It’s tough to complain about open office floor plans without making your colleagues feel like you’re complaining about them.
But I see it as a problem of environment not inhabitants because it’s the environment that amplifies innocent everyday existence into productivity-crushing distractions.
At the Agenda HQ all six of us sit around one giant table. I bring an apple to work almost every day and almost every day I come home with an uneaten apple. It’s not that I don’t want to eat the apple; it’s that I don’t want to audibly chomp on it while my teammates are trying work within arm’s reach.
I take my phone calls outside. I blow my nose in the bathroom. I try to avoid putting offensively smelly foods in the microwave and feel like I real jerk when I zap broccoli or brussels sprouts because we all know they smell like straight up farts.
Short of my love of cruciferous vegetables, I put a considerable effort into trying to erase myself from a space designed to make me as accessible as possible. I do this in an attempt to avoid hindering everyone else’s productivity while sacrificing my own. And I know my colleagues are extending the same decency because in most open offices, everyone is tip-toeing around everyone else.
Proponents of open office floor plans who tout the benefits of collaboration and community bonding must have never stepped foot inside an open office.
Because you’re almost guaranteed to find most people trying to get as far away from each other as possible without leaving their physical space.
Headphones in. Music up. Heads down. Hello, manufactured isolation.
I’ve also seen people build mini fortresses out of large computer monitors to help cut down on visual distractions, in essence creating a makeshift cubicle.
And when it comes time for necessary collaboration? Subsets of the office population are most likely to be found exiting the communal space to find a conference room where they can speak freely and work most effectively together.
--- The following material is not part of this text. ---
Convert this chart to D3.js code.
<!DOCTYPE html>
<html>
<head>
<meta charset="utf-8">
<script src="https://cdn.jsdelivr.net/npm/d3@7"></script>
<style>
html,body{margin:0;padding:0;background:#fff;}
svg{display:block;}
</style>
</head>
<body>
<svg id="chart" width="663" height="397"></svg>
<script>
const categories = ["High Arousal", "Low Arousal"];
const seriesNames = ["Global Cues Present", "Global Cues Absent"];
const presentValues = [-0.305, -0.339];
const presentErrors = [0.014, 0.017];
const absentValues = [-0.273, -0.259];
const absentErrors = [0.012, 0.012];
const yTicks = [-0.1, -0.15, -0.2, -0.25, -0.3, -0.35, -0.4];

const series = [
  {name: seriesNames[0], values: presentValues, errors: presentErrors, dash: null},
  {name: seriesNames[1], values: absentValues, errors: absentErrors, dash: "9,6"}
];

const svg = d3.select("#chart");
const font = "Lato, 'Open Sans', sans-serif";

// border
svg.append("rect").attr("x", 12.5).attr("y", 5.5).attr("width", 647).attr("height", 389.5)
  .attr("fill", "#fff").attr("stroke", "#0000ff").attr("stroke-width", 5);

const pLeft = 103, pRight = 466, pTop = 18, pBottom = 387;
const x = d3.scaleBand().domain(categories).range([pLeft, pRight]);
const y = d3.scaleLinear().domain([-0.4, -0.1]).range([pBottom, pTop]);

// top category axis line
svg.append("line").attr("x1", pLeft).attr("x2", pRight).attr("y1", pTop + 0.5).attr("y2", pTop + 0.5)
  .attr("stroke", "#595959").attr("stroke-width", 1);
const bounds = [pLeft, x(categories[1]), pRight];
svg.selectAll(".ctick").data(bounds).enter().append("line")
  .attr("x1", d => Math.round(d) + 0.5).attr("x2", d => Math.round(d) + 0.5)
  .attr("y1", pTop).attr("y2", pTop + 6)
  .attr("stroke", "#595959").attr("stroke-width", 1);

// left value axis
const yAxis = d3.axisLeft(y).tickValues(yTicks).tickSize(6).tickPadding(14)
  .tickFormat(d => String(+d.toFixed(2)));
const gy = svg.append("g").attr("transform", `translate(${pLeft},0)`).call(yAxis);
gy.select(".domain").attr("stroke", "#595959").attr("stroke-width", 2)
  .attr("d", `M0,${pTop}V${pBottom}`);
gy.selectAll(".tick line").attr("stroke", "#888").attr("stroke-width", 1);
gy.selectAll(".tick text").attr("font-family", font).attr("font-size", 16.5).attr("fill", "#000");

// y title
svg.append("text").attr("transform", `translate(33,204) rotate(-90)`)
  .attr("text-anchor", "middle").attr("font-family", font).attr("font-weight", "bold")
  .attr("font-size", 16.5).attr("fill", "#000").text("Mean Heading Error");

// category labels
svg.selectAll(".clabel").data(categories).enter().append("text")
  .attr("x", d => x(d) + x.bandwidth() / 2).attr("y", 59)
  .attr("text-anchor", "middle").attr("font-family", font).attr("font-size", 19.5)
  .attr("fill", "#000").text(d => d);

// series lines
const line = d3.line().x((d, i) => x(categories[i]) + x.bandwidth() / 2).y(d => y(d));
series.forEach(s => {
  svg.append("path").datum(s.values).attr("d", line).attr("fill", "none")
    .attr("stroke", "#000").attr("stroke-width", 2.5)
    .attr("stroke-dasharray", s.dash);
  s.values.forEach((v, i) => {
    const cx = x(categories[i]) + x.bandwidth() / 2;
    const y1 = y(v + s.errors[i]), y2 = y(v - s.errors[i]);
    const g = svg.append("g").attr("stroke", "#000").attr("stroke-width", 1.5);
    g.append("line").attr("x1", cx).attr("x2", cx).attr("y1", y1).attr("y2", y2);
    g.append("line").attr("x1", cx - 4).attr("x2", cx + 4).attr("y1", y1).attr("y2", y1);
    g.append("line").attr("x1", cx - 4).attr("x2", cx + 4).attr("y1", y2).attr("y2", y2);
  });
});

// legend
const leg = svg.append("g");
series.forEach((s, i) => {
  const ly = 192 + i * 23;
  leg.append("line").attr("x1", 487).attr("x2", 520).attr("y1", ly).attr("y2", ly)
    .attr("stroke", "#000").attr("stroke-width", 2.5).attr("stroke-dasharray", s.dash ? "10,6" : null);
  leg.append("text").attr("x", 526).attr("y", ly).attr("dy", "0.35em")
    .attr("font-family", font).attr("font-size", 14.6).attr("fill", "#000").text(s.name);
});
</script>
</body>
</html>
This is counter to the design assumption that open offices are ideal because they encourage collaboration in the public space for the majority of the work day but allow breakout rooms for occasional quiet solo work.
I’m sure everyone is different but this is the exact opposite of what I need in order to excel at my job.
I need space for quiet solo work for the majority of my day with conference rooms available for occasional collaborative group work.
When I’m writing at home (as I am right now) I stand up, move around and read my words aloud over and over and over again to make sure the cadence flows and the message makes sense. I absolutely never listen to music.
When I’m in the office I sit down, remain silent and listen to Spotify 100% of the time in an attempt to create a cocoon of creativity that, in the end, I succeed only in crushing. The work I create in the presence of other people is garbage compared to what I can do in isolation.
It might sound ridiculous but I believe there is a true psychological drain associated with making yourself a tolerable open office companion.
For me this manifests as stifled creativity, strain on interpersonal relationships and below average work performance.
I feel that my colleagues should be free to speak when they want, eat what they want and move how they want because I want to be free to do the same.
But if we do so in a space others also occupy, our totally normal and acceptable behaviors become a distraction. That’s a problem with the office design, not the people.